Another project advised by Stoikov, for Alliance Bernstein, investigated how the price of a stock is affected by activity in the options markets. The team determined that the net option market maker’s position has a strong negative correlation with the concurrent stock price but a strong positive correlation 20 minutes later. The students backtested two trading strategies to illustrate how the prediction models can be used in practice.
"In these projects," Stoikov said, "students learned what 'big data' in finance really means. They were able to extract insights from high-frequency data sets that don't fit on your average laptop."
“Hedge when you can, not when you have to”
ORIE Assistant Professor Andreea Minca advised a project team which investigated the effectiveness of different hedging strategies for using purchase and sale of a stock to replicate the payoff of so-called European call options written on that stock. For consulting firm KALX, founded by mathematician Keith A. Lewis, the team built a simulation in C++, with an Excel add-in to analyze profit and loss, that they used to investigate different hedging strategies and to develop a proposal for an improved strategy. The team titled their project report “Price-based hedging: Hedge When You Can, Not When You Have To.”
Modeling term structure under equilibrium assumptions
A team sponsored by Citigroup and under the guidance of Visiting Assistant Professor Tibor Janosi investigated the interest rates that are paid to holders of mortgage position as a function of the length of time until they mature - the so-called term structure. An effective means of forecasting term structure is a prerequisite for projecting investment returns and hedging portfolios against risk.
One class of models to predict the term structure is based on the assumption that interest rates tend toward a long-term “normal” level but short-term economic effects ("noise") can and do prevent these levels from being achieved. Such assumptions of tendency towards equilibrium are frequently used in economic theory. The M.Eng. financial engineering team tested and compared several such models, which required calibrating and simulating each tested model. Recent ORIE financial engineering graduate Weixuan (Joshua) Jiang M.Eng. ’13 at Citigroup assisted the team.

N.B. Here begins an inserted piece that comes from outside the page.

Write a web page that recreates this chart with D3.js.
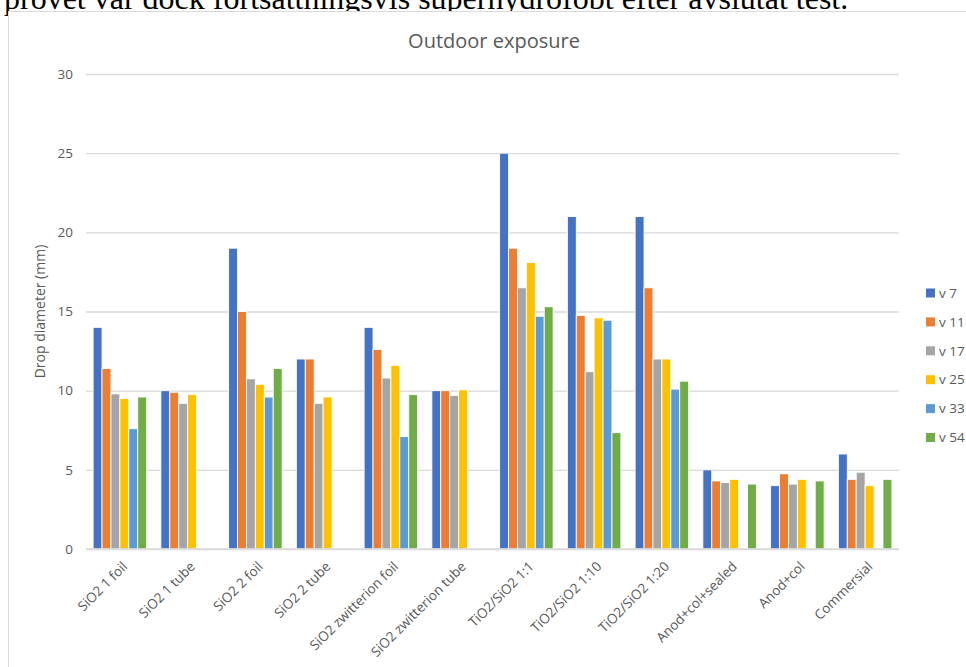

The team worked with Andrew Feigenberg and Sara Angrist of Citigroup. “Working for Andy and Sara was an absolute pleasure,” said Shelton (Fengyi) Xie, who is now on Morgan Stanley’s market risk research team. “They were specific in what they wanted, yet very tolerant about our time frame. The project motivated me to do research on various fixed income products as they are all driven by the term structure of interest rates. I was able to apply what I learned from my classes in the MEng program in a more practical context,” he said, and “the project has acclimated me to what I am doing in my current work.”